C. Security Investment Programme (SIP)

  1. The NATO Security Investment Programme should be used to accelerate the assimilation process of new members. The scope of this will depend upon the terms under which new members will participate. Procedurally and organisationally, the incorporation of new members into the Programme will not present problems although the process may take time. The renewed prioritisation and resource allocation mechanisms are well suited to deal with new requirements resulting from enlargement.

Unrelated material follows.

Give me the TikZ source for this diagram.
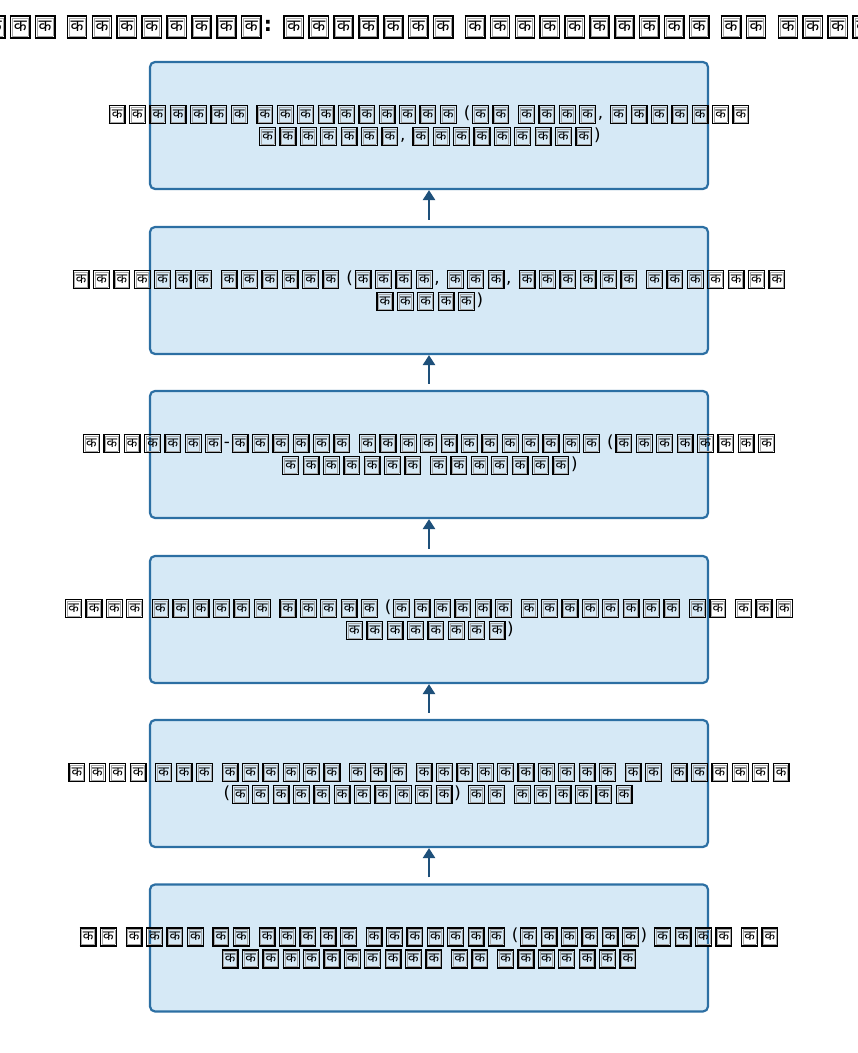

  2. Financially, new members would be expected to contribute their share, as from the start, to all new programme activities, with a contribution level based, in a general way, on "ability to pay". Because of the time needed in an investment programme to bring activities to implementation, and because of the limited absorption capacity of new members, financial implications will be limited in the early years. Enlarged participation in the programme should therefore be possible without impact on the implementation of existing commitments and programmes. It is important, however, to get prospective new members involved in the planning and preparatory processes as soon as possible and to ensure that they are fully aware of their prospective liabilities.

D. Administration and Budgets

  1. Without knowing the number of prospective new members it is only possible to address management issues in a general manner. Enlargement will lead to new activities and a need for increased resources. Additional office space will be needed at NATO HQ to accommodate new members and possible increases to the staffs of the IS and IMS. Operating and capital costs in the Civil Budget will grow. New members will be expected to contribute. Cost shares must be calculated and decisions taken concerning their obligations. Enlargement will also mean increases in the Military Budget, but the actual budgetary consequences will depend in large part on the new members' level of participation.

  2. It will be important to ensure that potential new members are fully aware that they face considerable financial obligations when joining the Alliance.